While Israel’s initial response to the COVID-19 pandemic was ahead of the world, the incompetence and internal corruption of this government have continued to provide a perfect example of everything wrong with government institutions that don’t have proper checks and balances.
There are many examples of unnecessarily bureaucratic problems in Israel, but none quite so exemplary as that of Ben-Gurion Airport during the COVID-19 pandemic and, in particular, the last lockdown. Will it finally be enough to shake some sense into the Israeli public that our government must be held accountable for its actions?

For nearly a month, the airport has been shuttered, with no Israelis or foreign citizens allowed in or out, with the exception of those who apply to the “exceptions committee.” Who is on the committee? No one knows. Who decides who is on the committee? No one knows. How to reach the committee? Again, no one knows. Yet human lives are depending on this mysterious committee which is held accountable by absolutely no one, and unreachable to the average citizen. 

Add to that that the conditions under which one applies for an “exception” are vague and arbitrary, and there is case after case arising of corruption in who is granted a permit. As recent news reports from Channel 12 indicated, the committee seems to disproportionately favor ultra-Orthodox, with multiple rescue flights being composed almost entirely of ultra-Orthodox Israelis, as a result of ultra-Orthodox MKs using their position to lobby this committee.

Yet when Israelis, whom I know personally, applied for permits to enter or exit, even for emergency medical treatment for life-threatening conditions like cancer, their applications were denied. How can it be that nearly all the “emergencies” which necessitate travel to or from Israel disproportionately happen to occur in the ultra-Orthodox community? 

Beyond the exceptions committee issue, for months the directives regarding who has to be quarantined, for how long, where, and when they should be tested are constantly changing and somewhat arbitrary, with large gaps in enforcement by sector. I myself was told by a member of the ultra-Orthodox community that his community “doesn’t need to follow these rules,” because members simply “switch SIM cards upon landing to avoid quarantine tracking.” Our intelligence services are capable of tracking down and thwarting the most hi-tech acts of terrorism in the world, but they can’t stop our own citizens from violating the laws? 
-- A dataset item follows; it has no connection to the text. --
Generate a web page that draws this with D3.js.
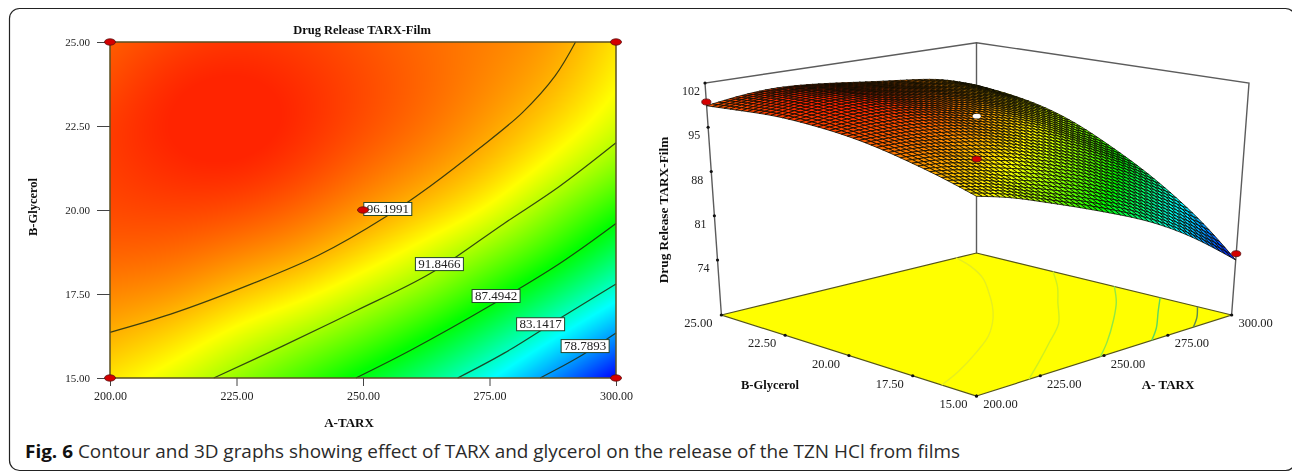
<!DOCTYPE html>
<html>
<head>
<meta charset="utf-8">
<script src="https://cdn.jsdelivr.net/npm/d3@7"></script>
<style>
html, body { margin: 0; padding: 0; background: #fff; overflow: hidden; }
svg { display: block; }
.lab { font-family: "Liberation Serif", serif; fill: #222; }
.lab-b { font-family: "Liberation Serif", serif; font-weight: bold; fill: #111; }
</style>
</head>
<body>
<svg id="fig" width="1292" height="472"></svg>
<script>
// values
const aValues = [200, 212.5, 225, 237.5, 250, 262.5, 275, 287.5, 300];
const bValues = [15, 16.25, 17.5, 18.75, 20, 21.25, 22.5, 23.75, 25];
// release estimated at each B row (bottom to top) and A column
const release = [
  [94.5, 93.2, 91.2, 89.2, 87.0, 84.7, 81.8, 78.2, 74.0],
  [96.0, 95.0, 93.2, 91.7, 90.0, 87.7, 85.0, 81.9, 78.5],
  [97.2, 96.9, 95.5, 94.4, 92.5, 90.8, 88.2, 85.4, 82.2],
  [98.3, 98.2, 97.4, 96.7, 95.0, 93.1, 91.0, 88.7, 85.5],
  [99.0, 99.2, 99.0, 98.2, 96.9, 95.5, 93.8, 90.9, 88.3],
  [99.3, 99.9, 100.1, 99.4, 98.1, 97.0, 95.6, 93.4, 91.0],
  [99.4, 100.2, 100.6, 99.9, 98.9, 97.9, 96.6, 95.0, 92.9],
  [98.9, 100.0, 100.3, 99.8, 99.0, 98.2, 97.2, 96.1, 94.0],
  [98.4, 99.2, 99.6, 99.3, 98.7, 98.0, 97.4, 96.7, 94.6]
];

// contour lines as [A, B]
const contour96 = [[200,16.36],[212,16.9],[228,17.8],[241.3,18.66],[254.5,19.8],[263.2,20.7],[272.7,21.8],[281.5,22.9],[288,24],[292,25]];
const contour91 = [[220.5,15],[234,15.94],[248.6,17],[263.2,18.1],[277.9,19.6],[288.8,20.7],[300,22]];
const contour87 = [[248.6,15],[259.6,15.84],[275.7,17.2],[288.8,18.4],[300,19.6]];
const contour83 = [[268.7,15],[277.9,15.74],[289.5,16.83],[300,17.8]];
const contour78 = [[285,15],[292.4,15.6],[300,16.34]];
const contours = [contour96, contour91, contour87, contour83, contour78];
const contourLabels = ['96.1991', '91.8466', '87.4942', '83.1417', '78.7893'];
const labelA = [254.9, 265.1, 276.3, 285.1, 293.9];
const labelB = [20.03, 18.39, 17.44, 16.6, 15.95];
const floorColors = ['#e6ee20', '#cfef20', '#8fe845', '#5cd860', '#5c8a50'];

const designA = [200, 300, 200, 300, 250];
const designB = [15, 15, 25, 25, 20];

const zTicks = [74, 81, 88, 95, 102];
const colorValues = [74, 81.5, 87.5, 93.8, 100];
const colorNames = ['#0000ff', '#00ffff', '#00ff00', '#ffff00', '#ff2400'];

// design points on the 3D view [A, B, release]
const points3d = [[200, 25, 99], [300, 15, 75], [250, 20, 90.8]];
const holeA = 250, holeB = 20, holeZ = 97.6;

const color = d3.scaleLinear().domain(colorValues).range(colorNames).clamp(true);
const svg = d3.select('#fig');

const defs = svg.append('defs');
defs.append('filter').attr('id', 'soft')
  .append('feGaussianBlur').attr('stdDeviation', 0.55);

// card border, runs off the right side
svg.append('rect')
  .attr('x', 9.5).attr('y', 8.5)
  .attr('width', 1286).attr('height', 462)
  .attr('rx', 10)
  .attr('fill', 'none').attr('stroke', '#222').attr('stroke-width', 1.2);

const uA = d3.scaleLinear().domain([200, 300]).range([0, 1]);
const uB = d3.scaleLinear().domain([15, 25]).range([0, 1]);

// reads the table at any A, B for painting the fill and the mesh
const rowCurves = release.map(r => d3.interpolateBasis(r));
const columns = new Map();
const zAt = (a, b) => {
  if (!columns.has(a)) columns.set(a, d3.interpolateBasis(rowCurves.map(f => f(uA(a)))));
  return columns.get(a)(uB(b));
};

/* ---------- contour plot ---------- */
const plot = { left: 110, right: 616, top: 42, bottom: 378 };
const x = d3.scaleLinear().domain([200, 300]).range([plot.left, plot.right]);
const y = d3.scaleLinear().domain([15, 25]).range([plot.bottom, plot.top]);

const w = plot.right - plot.left, h = plot.bottom - plot.top;
const cv = document.createElement('canvas');
cv.width = w; cv.height = h;
const ctx = cv.getContext('2d');
const img = ctx.createImageData(w, h);
for (let i = 0; i < w; i++) {
  const a = x.invert(plot.left + i + 0.5);
  for (let j = 0; j < h; j++) {
    const c = d3.rgb(color(zAt(a, y.invert(plot.top + j + 0.5))));
    const k = (j * w + i) * 4;
    img.data[k] = c.r; img.data[k + 1] = c.g; img.data[k + 2] = c.b; img.data[k + 3] = 255;
  }
}
ctx.putImageData(img, 0, 0);

const left = svg.append('g');
left.append('image')
  .attr('x', plot.left).attr('y', plot.top)
  .attr('width', w).attr('height', h)
  .attr('href', cv.toDataURL());

const line2d = d3.line().x(d => x(d[0])).y(d => y(d[1])).curve(d3.curveCatmullRom);
left.selectAll('path.contour')
  .data(contours)
  .enter().append('path')
  .attr('class', 'contour')
  .attr('d', line2d)
  .attr('fill', 'none')
  .attr('stroke', '#1c2a10').attr('stroke-width', 1.2).attr('stroke-opacity', 0.85);

left.append('rect')
  .attr('x', plot.left).attr('y', plot.top)
  .attr('width', w).attr('height', h)
  .attr('fill', 'none').attr('stroke', '#5a4f22').attr('stroke-width', 1.5);

const yAxis = d3.axisLeft(y).tickValues([15, 17.5, 20, 22.5, 25]).tickFormat(d3.format('.2f')).tickSize(13).tickPadding(7);
const xAxis = d3.axisBottom(x).tickValues([200, 225, 250, 275, 300]).tickFormat(d3.format('.2f')).tickSize(8).tickPadding(5);
[[yAxis, `translate(${plot.left},0)`, 11], [xAxis, `translate(0,${plot.bottom})`, 12]].forEach(([ax, tr, fs]) => {
  const g = left.append('g').attr('transform', tr).call(ax);
  g.select('.domain').remove();
  g.selectAll('line').attr('stroke', '#444');
  g.selectAll('text').attr('class', 'lab').attr('font-size', fs).attr('filter', 'url(#soft)');
});

const labelW = 48, labelH = 13;
const tags = left.selectAll('g.tag')
  .data(contourLabels)
  .enter().append('g')
  .attr('class', 'tag')
  .attr('transform', (d, i) => `translate(${x(labelA[i])},${y(labelB[i])})`);
tags.append('rect')
  .attr('x', -labelW / 2).attr('y', -labelH / 2)
  .attr('width', labelW).attr('height', labelH)
  .attr('fill', '#fff').attr('stroke', '#24452a').attr('stroke-width', 1);
tags.append('text')
  .attr('class', 'lab')
  .attr('text-anchor', 'middle').attr('y', 4)
  .attr('font-size', 13).attr('filter', 'url(#soft)')
  .text(d => d);

const marker = (sel, px, py, rx, ry) => sel.append('ellipse')
  .attr('cx', px).attr('cy', py).attr('rx', rx).attr('ry', ry)
  .attr('fill', '#d40000').attr('stroke', '#5a1010').attr('stroke-width', 0.8);
designA.forEach((a, i) => marker(left, x(a), y(designB[i]), 5.5, 3.2));

left.append('text').attr('class', 'lab-b').attr('x', 362).attr('y', 34)
  .attr('text-anchor', 'middle').attr('font-size', 12.5).attr('filter', 'url(#soft)')
  .text('Drug Release TARX-Film');
left.append('text').attr('class', 'lab-b').attr('x', 349).attr('y', 427)
  .attr('text-anchor', 'middle').attr('font-size', 13).attr('filter', 'url(#soft)')
  .text('A-TARX');
left.append('text').attr('class', 'lab-b')
  .attr('transform', 'translate(37,207) rotate(-90)')
  .attr('text-anchor', 'middle').attr('font-size', 12.5).attr('filter', 'url(#soft)')
  .text('B-Glycerol');

/* ---------- 3D view ---------- */
// box corners as seen in the picture
const floorBox = { f: [976.5, 396], l: [721.4, 315], r: [1231.6, 315], b: [976.5, 253] };
const topBox = { f: [976.5, 145], l: [705, 83], r: [1249, 83], b: [976.5, 42.7] };
const zFloor = 65.3, zTop = 102;

const t = d3.scaleLinear().domain([zFloor, zTop]).range([0, 1]);

const onBox = (box, s, q) => [0, 1].map(k =>
  box.f[k] * (1 - s) * (1 - q) + box.r[k] * s * (1 - q) + box.l[k] * (1 - s) * q + box.b[k] * s * q);

const project = (a, b, z) => {
  const p0 = onBox(floorBox, uA(a), uB(b));
  const p1 = onBox(topBox, uA(a), uB(b));
  const m = t(z);
  return [p0[0] + (p1[0] - p0[0]) * m, p0[1] + (p1[1] - p0[1]) * m];
};

const view = svg.append('g');
const boxLine = d3.line();
const boxEdges = [
  [project(200, 25, zFloor), project(200, 25, zTop), project(300, 25, zTop), project(300, 15, zTop), project(300, 15, zFloor)],
  [project(300, 25, zTop), project(300, 25, zFloor)]
];
view.selectAll('path.box')
  .data(boxEdges)
  .enter().append('path')
  .attr('class', 'box')
  .attr('d', boxLine)
  .attr('fill', 'none').attr('stroke', '#5c5c5c').attr('stroke-width', 1.4);

// floor
const floorPts = [project(200, 15, zFloor), project(300, 15, zFloor), project(300, 25, zFloor), project(200, 25, zFloor)];
view.append('path')
  .attr('d', boxLine(floorPts) + 'Z')
  .attr('fill', '#ffff00').attr('stroke', '#55551a').attr('stroke-width', 1.2);

const lineFloor = d3.line().x(d => project(d[0], d[1], zFloor)[0]).y(d => project(d[0], d[1], zFloor)[1]).curve(d3.curveCatmullRom);
view.selectAll('path.floorline')
  .data(contours)
  .enter().append('path')
  .attr('class', 'floorline')
  .attr('d', lineFloor)
  .attr('fill', 'none')
  .attr('stroke', (d, i) => floorColors[i]).attr('stroke-width', 1.4);

// surface mesh, far cells first
const meshDiv = 46;
const aStep = d3.range(meshDiv + 1).map(i => 200 + (300 - 200) * i / meshDiv);
const bStep = d3.range(meshDiv + 1).map(i => 15 + (25 - 15) * i / meshDiv);
const cells = [];
for (let j = meshDiv - 1; j >= 0; j--) {
  for (let i = meshDiv - 1; i >= 0; i--) {
    cells.push({ a0: aStep[i], a1: aStep[i + 1], b0: bStep[j], b1: bStep[j + 1] });
  }
}
const cellPath = d => boxLine([
  project(d.a0, d.b0, zAt(d.a0, d.b0)),
  project(d.a1, d.b0, zAt(d.a1, d.b0)),
  project(d.a1, d.b1, zAt(d.a1, d.b1)),
  project(d.a0, d.b1, zAt(d.a0, d.b1))
]) + 'Z';
view.append('g').selectAll('path')
  .data(cells)
  .enter().append('path')
  .attr('d', cellPath)
  .attr('fill', d => color(zAt(d.a0, d.b0)))
  .attr('stroke', '#0a0a00').attr('stroke-width', 1).attr('stroke-opacity', 0.8);

// hole where the point pokes through, then the red points
const hole = project(holeA, holeB, holeZ);
view.append('ellipse').attr('cx', hole[0]).attr('cy', hole[1]).attr('rx', 4).attr('ry', 2.4).attr('fill', '#fff');
points3d.forEach(p => {
  const q = project(p[0], p[1], p[2]);
  marker(view, q[0], q[1], 4.6, 3);
});

// ticks and labels
const dot = (px, py) => view.append('circle').attr('cx', px).attr('cy', py).attr('r', 1.6).attr('fill', '#111');
const tickText = (px, py, txt, fs) => view.append('text').attr('class', 'lab')
  .attr('x', px).attr('y', py).attr('text-anchor', 'middle')
  .attr('font-size', fs).attr('filter', 'url(#soft)').text(txt);

[25, 22.5, 20, 17.5, 15].forEach(b => {
  const p = project(200, b, zFloor);
  dot(p[0], p[1]);
  tickText(p[0] - 23, p[1] + 12, d3.format('.2f')(b), 12.5);
});
[200, 225, 250, 275, 300].forEach(a => {
  const p = project(a, 15, zFloor);
  dot(p[0], p[1]);
  tickText(p[0] + 24, p[1] + 12, d3.format('.2f')(a), 12.5);
});
zTicks.forEach(z => {
  const p = project(200, 25, z);
  dot(p[0], p[1]);
  tickText(p[0] - 14, p[1] + 12, String(z), 12);
});

const viewTitle = (px, py, txt, rot, fs) => view.append('text').attr('class', 'lab-b')
  .attr('transform', `translate(${px},${py}) rotate(${rot})`)
  .attr('text-anchor', 'middle').attr('font-size', fs).attr('filter', 'url(#soft)').text(txt);
viewTitle(770, 389, 'B-Glycerol', 0, 12.5);
viewTitle(1168, 389, 'A- TARX', 0, 13);
viewTitle(668, 210, 'Drug Release TARX-Film', -90, 13.3);

/* ---------- caption ---------- */
const cap = svg.append('text')
  .attr('x', 25).attr('y', 458)
  .attr('font-family', '"Open Sans", "Noto Sans", sans-serif')
  .attr('font-size', 18).attr('fill', '#2a2a2a')
  .attr('textLength', 935).attr('lengthAdjust', 'spacingAndGlyphs');
cap.append('tspan').attr('font-weight', 'bold').attr('fill', '#111').text('Fig. 6');
cap.append('tspan').text(' Contour and 3D graphs showing effect of TARX and glycerol on the release of the TZN HCl from films');
</script>
</body>
</html>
This seemingly selective enforcement raises the question: Why do the laws in Israel apply to some and not to others – often to entire sectors and not to others? The answer is that our elected officials use their positions in government to help out their “friends,” at the ultimate expense of the entire public, and yes – their own community when it comes to a contagious disease like COVID-19.

The ultra-Orthodox parties in the Knesset are doing precisely this in how they are approaching the airport closure, but this problem isn’t unique to them. It exists in nearly all parties of the Knesset, whether in the government or the opposition, because Israel has weak rule of law.

Public trust in the government is shockingly low, and why shouldn’t it be, with how our government officials behave? Our government feeds the desire of the public not to be a freier (sucker), which in turn perpetuates a government of cronies. It is precisely for this reason that increasingly draconian directives have been pushed through and shoved down the throats of the law-abiding public. Initial regulations are not enforced (or are enforced selectively), and coronavirus spreads.

While other nations self-quarantine, Israelis refused to abide by regulations, prompting surveillance. When certain communities found a workaround for that, the government proposed coronavirus hotels, and when that didn’t work, they proposed ankle monitors for people entering Israel during quarantine. There is no end to this cycle, unless the people and the government step up and enforce equality under the law. 

It is right that in a representative democracy we appeal to elected representatives to help us, because they absolutely work for us and answer to us. But not to get around the laws – to implement laws in the interest of the public and their electorate.

Granting legal “exemptions” to friends and family will continue to lead Israel down the path of corruption and inequality.

We must implement regulations on the government to limit its influence, we must have zero tolerance for cronyism, and we must demand complete transparency from the government. 

The author is the CEO of Social Lite Creative LLC and a research fellow at the Tel Aviv Institute.